=== DATASET SECTION ===

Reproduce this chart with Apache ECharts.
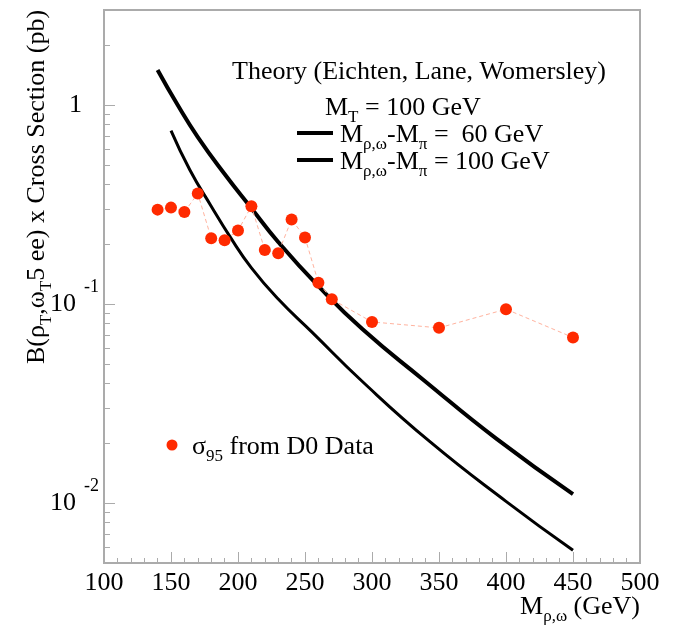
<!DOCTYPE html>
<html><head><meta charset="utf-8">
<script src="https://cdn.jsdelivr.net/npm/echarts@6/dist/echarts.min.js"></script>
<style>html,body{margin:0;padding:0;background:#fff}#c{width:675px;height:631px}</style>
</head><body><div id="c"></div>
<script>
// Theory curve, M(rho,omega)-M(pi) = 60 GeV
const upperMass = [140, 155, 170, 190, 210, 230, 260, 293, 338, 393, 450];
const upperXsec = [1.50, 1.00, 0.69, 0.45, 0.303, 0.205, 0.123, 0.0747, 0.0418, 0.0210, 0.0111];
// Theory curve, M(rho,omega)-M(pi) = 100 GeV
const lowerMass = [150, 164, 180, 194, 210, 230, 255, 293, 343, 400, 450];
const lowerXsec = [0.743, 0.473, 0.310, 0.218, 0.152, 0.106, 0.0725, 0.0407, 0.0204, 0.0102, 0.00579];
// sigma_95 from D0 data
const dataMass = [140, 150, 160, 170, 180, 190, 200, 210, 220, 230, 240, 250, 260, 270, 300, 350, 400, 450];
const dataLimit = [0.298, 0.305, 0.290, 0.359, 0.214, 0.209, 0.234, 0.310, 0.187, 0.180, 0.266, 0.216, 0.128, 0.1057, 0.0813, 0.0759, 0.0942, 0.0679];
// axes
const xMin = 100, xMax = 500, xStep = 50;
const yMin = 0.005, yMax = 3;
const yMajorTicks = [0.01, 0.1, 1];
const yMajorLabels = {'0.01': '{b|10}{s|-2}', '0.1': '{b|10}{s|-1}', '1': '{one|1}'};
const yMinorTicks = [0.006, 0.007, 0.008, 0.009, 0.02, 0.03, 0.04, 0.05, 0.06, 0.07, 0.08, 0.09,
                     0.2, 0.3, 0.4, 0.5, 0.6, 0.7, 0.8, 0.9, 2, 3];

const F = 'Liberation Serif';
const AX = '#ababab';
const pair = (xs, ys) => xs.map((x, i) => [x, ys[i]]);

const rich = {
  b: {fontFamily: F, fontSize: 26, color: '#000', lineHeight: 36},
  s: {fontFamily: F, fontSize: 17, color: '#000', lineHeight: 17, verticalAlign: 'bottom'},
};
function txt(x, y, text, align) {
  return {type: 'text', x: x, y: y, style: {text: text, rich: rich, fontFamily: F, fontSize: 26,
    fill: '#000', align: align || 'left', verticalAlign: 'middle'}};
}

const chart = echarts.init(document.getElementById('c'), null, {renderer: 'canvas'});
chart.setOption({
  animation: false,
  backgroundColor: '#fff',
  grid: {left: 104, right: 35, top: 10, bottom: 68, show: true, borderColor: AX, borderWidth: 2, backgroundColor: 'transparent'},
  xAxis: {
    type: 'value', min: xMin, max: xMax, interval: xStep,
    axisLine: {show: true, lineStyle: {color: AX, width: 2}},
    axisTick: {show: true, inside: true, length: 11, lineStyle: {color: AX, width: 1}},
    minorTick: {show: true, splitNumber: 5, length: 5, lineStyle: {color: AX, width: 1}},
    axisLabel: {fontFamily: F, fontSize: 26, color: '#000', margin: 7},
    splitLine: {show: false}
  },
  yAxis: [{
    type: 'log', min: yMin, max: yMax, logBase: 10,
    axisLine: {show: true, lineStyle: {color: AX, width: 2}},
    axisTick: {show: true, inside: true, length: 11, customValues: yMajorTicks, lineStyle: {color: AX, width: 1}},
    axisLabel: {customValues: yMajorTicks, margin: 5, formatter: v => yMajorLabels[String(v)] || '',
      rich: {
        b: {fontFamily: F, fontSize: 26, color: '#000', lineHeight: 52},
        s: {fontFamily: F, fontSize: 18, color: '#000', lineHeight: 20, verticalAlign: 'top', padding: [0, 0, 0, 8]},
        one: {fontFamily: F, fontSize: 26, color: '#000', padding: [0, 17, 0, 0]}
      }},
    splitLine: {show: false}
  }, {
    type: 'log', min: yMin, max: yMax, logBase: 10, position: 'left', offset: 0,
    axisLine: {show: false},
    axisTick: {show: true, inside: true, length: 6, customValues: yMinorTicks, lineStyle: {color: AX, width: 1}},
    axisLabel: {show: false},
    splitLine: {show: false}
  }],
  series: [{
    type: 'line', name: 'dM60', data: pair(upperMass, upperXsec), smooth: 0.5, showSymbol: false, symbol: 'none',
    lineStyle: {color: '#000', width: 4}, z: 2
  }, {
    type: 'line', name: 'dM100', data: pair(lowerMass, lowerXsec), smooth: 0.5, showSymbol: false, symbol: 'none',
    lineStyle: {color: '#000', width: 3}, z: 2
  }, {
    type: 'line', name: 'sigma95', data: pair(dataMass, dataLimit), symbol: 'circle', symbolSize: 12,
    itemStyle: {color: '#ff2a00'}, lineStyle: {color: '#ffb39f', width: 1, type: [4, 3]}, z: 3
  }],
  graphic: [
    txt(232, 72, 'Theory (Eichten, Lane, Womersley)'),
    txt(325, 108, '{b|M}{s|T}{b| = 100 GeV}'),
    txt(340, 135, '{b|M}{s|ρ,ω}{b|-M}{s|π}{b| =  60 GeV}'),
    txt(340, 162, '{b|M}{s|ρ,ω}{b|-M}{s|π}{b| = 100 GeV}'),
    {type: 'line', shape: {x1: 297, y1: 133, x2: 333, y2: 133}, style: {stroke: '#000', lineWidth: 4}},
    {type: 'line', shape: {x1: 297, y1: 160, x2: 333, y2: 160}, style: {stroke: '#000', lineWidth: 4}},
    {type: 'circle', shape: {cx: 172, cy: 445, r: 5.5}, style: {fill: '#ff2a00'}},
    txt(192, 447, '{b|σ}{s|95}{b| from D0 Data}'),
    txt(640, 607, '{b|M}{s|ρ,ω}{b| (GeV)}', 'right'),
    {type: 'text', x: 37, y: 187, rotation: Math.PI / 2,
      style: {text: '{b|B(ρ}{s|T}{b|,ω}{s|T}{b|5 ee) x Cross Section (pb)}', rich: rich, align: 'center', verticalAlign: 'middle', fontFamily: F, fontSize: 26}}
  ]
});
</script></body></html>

===

#### WHAT THE TASK REQUIRES
Do not include the images; transcribe the rest of the listing exactly.

#### ANSWER IN FULL
Reproduce this chart with Apache ECharts.
<!DOCTYPE html>
<html><head><meta charset="utf-8">
<script src="https://cdn.jsdelivr.net/npm/echarts@6/dist/echarts.min.js"></script>
<style>html,body{margin:0;padding:0;background:#fff}#c{width:675px;height:631px}</style>
</head><body><div id="c"></div>
<script>
// Theory curve, M(rho,omega)-M(pi) = 60 GeV
const upperMass = [140, 155, 170, 190, 210, 230, 260, 293, 338, 393, 450];
const upperXsec = [1.50, 1.00, 0.69, 0.45, 0.303, 0.205, 0.123, 0.0747, 0.0418, 0.0210, 0.0111];
// Theory curve, M(rho,omega)-M(pi) = 100 GeV
const lowerMass = [150, 164, 180, 194, 210, 230, 255, 293, 343, 400, 450];
const lowerXsec = [0.743, 0.473, 0.310, 0.218, 0.152, 0.106, 0.0725, 0.0407, 0.0204, 0.0102, 0.00579];
// sigma_95 from D0 data
const dataMass = [140, 150, 160, 170, 180, 190, 200, 210, 220, 230, 240, 250, 260, 270, 300, 350, 400, 450];
const dataLimit = [0.298, 0.305, 0.290, 0.359, 0.214, 0.209, 0.234, 0.310, 0.187, 0.180, 0.266, 0.216, 0.128, 0.1057, 0.0813, 0.0759, 0.0942, 0.0679];
// axes
const xMin = 100, xMax = 500, xStep = 50;
const yMin = 0.005, yMax = 3;
const yMajorTicks = [0.01, 0.1, 1];
const yMajorLabels = {'0.01': '{b|10}{s|-2}', '0.1': '{b|10}{s|-1}', '1': '{one|1}'};
const yMinorTicks = [0.006, 0.007, 0.008, 0.009, 0.02, 0.03, 0.04, 0.05, 0.06, 0.07, 0.08, 0.09,
                     0.2, 0.3, 0.4, 0.5, 0.6, 0.7, 0.8, 0.9, 2, 3];

const F = 'Liberation Serif';
const AX = '#ababab';
const pair = (xs, ys) => xs.map((x, i) => [x, ys[i]]);

const rich = {
  b: {fontFamily: F, fontSize: 26, color: '#000', lineHeight: 36},
  s: {fontFamily: F, fontSize: 17, color: '#000', lineHeight: 17, verticalAlign: 'bottom'},
};
function txt(x, y, text, align) {
  return {type: 'text', x: x, y: y, style: {text: text, rich: rich, fontFamily: F, fontSize: 26,
    fill: '#000', align: align || 'left', verticalAlign: 'middle'}};
}

const chart = echarts.init(document.getElementById('c'), null, {renderer: 'canvas'});
chart.setOption({
  animation: false,
  backgroundColor: '#fff',
  grid: {left: 104, right: 35, top: 10, bottom: 68, show: true, borderColor: AX, borderWidth: 2, backgroundColor: 'transparent'},
  xAxis: {
    type: 'value', min: xMin, max: xMax, interval: xStep,
    axisLine: {show: true, lineStyle: {color: AX, width: 2}},
    axisTick: {show: true, inside: true, length: 11, lineStyle: {color: AX, width: 1}},
    minorTick: {show: true, splitNumber: 5, length: 5, lineStyle: {color: AX, width: 1}},
    axisLabel: {fontFamily: F, fontSize: 26, color: '#000', margin: 7},
    splitLine: {show: false}
  },
  yAxis: [{
    type: 'log', min: yMin, max: yMax, logBase: 10,
    axisLine: {show: true, lineStyle: {color: AX, width: 2}},
    axisTick: {show: true, inside: true, length: 11, customValues: yMajorTicks, lineStyle: {color: AX, width: 1}},
    axisLabel: {customValues: yMajorTicks, margin: 5, formatter: v => yMajorLabels[String(v)] || '',
      rich: {
        b: {fontFamily: F, fontSize: 26, color: '#000', lineHeight: 52},
        s: {fontFamily: F, fontSize: 18, color: '#000', lineHeight: 20, verticalAlign: 'top', padding: [0, 0, 0, 8]},
        one: {fontFamily: F, fontSize: 26, color: '#000', padding: [0, 17, 0, 0]}
      }},
    splitLine: {show: false}
  }, {
    type: 'log', min: yMin, max: yMax, logBase: 10, position: 'left', offset: 0,
    axisLine: {show: false},
    axisTick: {show: true, inside: true, length: 6, customValues: yMinorTicks, lineStyle: {color: AX, width: 1}},
    axisLabel: {show: false},
    splitLine: {show: false}
  }],
  series: [{
    type: 'line', name: 'dM60', data: pair(upperMass, upperXsec), smooth: 0.5, showSymbol: false, symbol: 'none',
    lineStyle: {color: '#000', width: 4}, z: 2
  }, {
    type: 'line', name: 'dM100', data: pair(lowerMass, lowerXsec), smooth: 0.5, showSymbol: false, symbol: 'none',
    lineStyle: {color: '#000', width: 3}, z: 2
  }, {
    type: 'line', name: 'sigma95', data: pair(dataMass, dataLimit), symbol: 'circle', symbolSize: 12,
    itemStyle: {color: '#ff2a00'}, lineStyle: {color: '#ffb39f', width: 1, type: [4, 3]}, z: 3
  }],
  graphic: [
    txt(232, 72, 'Theory (Eichten, Lane, Womersley)'),
    txt(325, 108, '{b|M}{s|T}{b| = 100 GeV}'),
    txt(340, 135, '{b|M}{s|ρ,ω}{b|-M}{s|π}{b| =  60 GeV}'),
    txt(340, 162, '{b|M}{s|ρ,ω}{b|-M}{s|π}{b| = 100 GeV}'),
    {type: 'line', shape: {x1: 297, y1: 133, x2: 333, y2: 133}, style: {stroke: '#000', lineWidth: 4}},
    {type: 'line', shape: {x1: 297, y1: 160, x2: 333, y2: 160}, style: {stroke: '#000', lineWidth: 4}},
    {type: 'circle', shape: {cx: 172, cy: 445, r: 5.5}, style: {fill: '#ff2a00'}},
    txt(192, 447, '{b|σ}{s|95}{b| from D0 Data}'),
    txt(640, 607, '{b|M}{s|ρ,ω}{b| (GeV)}', 'right'),
    {type: 'text', x: 37, y: 187, rotation: Math.PI / 2,
      style: {text: '{b|B(ρ}{s|T}{b|,ω}{s|T}{b|5 ee) x Cross Section (pb)}', rich: rich, align: 'center', verticalAlign: 'middle', fontFamily: F, fontSize: 26}}
  ]
});
</script></body></html>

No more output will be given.